I am suggesting that intuitively these actors comprehend the overall, long-term effects of sharing, even though many may be unable to articulate their reasoning to an ethnographer. One need only consider the elaborate, highly contrived Netsilik Eskimo system of sharing seal body parts (see Van de Velde 1956) to realize that variance reduction is precisely what these people were seeking when they created the system. These hunters shared seal meat spontaneously within their nuclear and extended families; their elaborately specified system of redistribution applied only to households that were not connected by close kinship. They knew exactly what they were doing when they created an extremely rule-bound system that effectively equalized meat intake among unrelated families. The statistical effect is that total meat and blubber intake was equalized for the entire multifamily hunting camp.
Sharing selectively is widespread. Hawkes (1992:22) sums up some relevant findings on Ache foragers, saying that Kaplan, Hill, and others have
noted the wide variation in the extent to which different kinds of food resources are shared. They tested several hypotheses about this variation on observations of the foraging Ache of Eastern Paraguay.

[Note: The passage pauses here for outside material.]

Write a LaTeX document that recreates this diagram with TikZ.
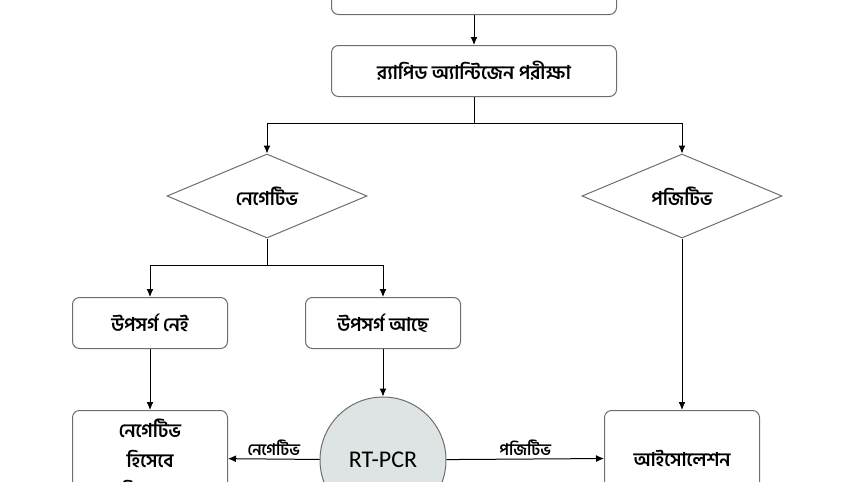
\documentclass[tikz,border=0pt]{standalone}
\usepackage{fontspec}
\setmainfont{Carlito}
\newfontfamily\bnfont[Script=Bengali]{Hind Siliguri}
\usetikzlibrary{shapes.geometric,arrows.meta}
\definecolor{edgegray}{RGB}{110,110,110}
\definecolor{circlefill}{RGB}{222,228,228}

\begin{document}
\begin{tikzpicture}[x=1pt, y=-1pt,
    box/.style={rectangle, draw=edgegray, rounded corners=7pt, line width=1pt, minimum height=51pt, minimum width=155pt, align=center, font=\bnfont\bfseries\fontsize{19}{30}\selectfont},
    decision/.style={diamond, draw=edgegray, line width=1pt, aspect=2.4, minimum width=200pt, minimum height=84pt, inner sep=0pt, font=\bnfont\bfseries\fontsize{19}{22}\selectfont},
    arrow/.style={-{Latex[length=8pt,width=7pt]}, line width=1pt},
    lbl/.style={font=\bnfont\bfseries\fontsize{16}{18}\selectfont, above}
]
\useasboundingbox (0,0) rectangle (857,482);
\clip (0,0) rectangle (857,482);

% top
\node[box, minimum width=285pt] (start) at (474,-11) {};
\node[box, minimum width=285pt] (rapid) at (474,71) {র‍্যাপিড অ্যান্টিজেন পরীক্ষা};

% decisions
\node[decision] (neg) at (267,196) {নেগেটিভ};
\node[decision] (pos) at (682,196) {পজিটিভ};

% symptoms
\node[box] (nosym) at (150,323) {উপসর্গ নেই};
\node[box] (sym) at (383,323) {উপসর্গ আছে};

% bottom row
\node[box, minimum height=95pt] (negres) at (150,458) {নেগেটিভ\\হিসেবে\\বিবেচনা};
\node[circle, draw=edgegray, line width=1pt, fill=circlefill, minimum size=126pt, font=\fontsize{24}{28}\selectfont] (rtpcr) at (383,460) {RT-PCR};
\node[box, minimum height=95pt] (iso) at (682,458) {আইসোলেশন};

% arrows
\draw[arrow] (start) -- (rapid);
\coordinate (split1) at (474,123);
\coordinate (split2) at (267,265);
\draw[line width=1pt] (rapid) -- (split1);
\draw[arrow] (split1) -| (neg.north);
\draw[arrow] (split1) -| (pos.north);
\draw[line width=1pt] (neg.south) -- (split2);
\draw[arrow] (split2) -| (nosym.north);
\draw[arrow] (split2) -| (sym.north);
\draw[arrow] (nosym) -- (negres);
\draw[arrow] (sym) -- (rtpcr);
\draw[arrow] (pos) -- (iso);
\draw[arrow] (rtpcr) -- node[lbl] {নেগেটিভ} (negres);
\draw[arrow] (rtpcr) -- node[lbl] {পজিটিভ} (iso);

\end{tikzpicture}
\end{document}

The data show the Ache to be notable sharers: on average three quarters of what anyone eats was acquired by someone outside the consumer’s nuclear family. Some resources are more likely to go to close kin, but other kinds of resources show no such kin-biased sharing. The extent of this sharing is positively correlated with the average package size of resources and the unpredictability of securing them. As Kaplan and associates noted, wide sharing of large and unpredictable resources reduces the variance in daily consumption, lessening the risk of a hungry day.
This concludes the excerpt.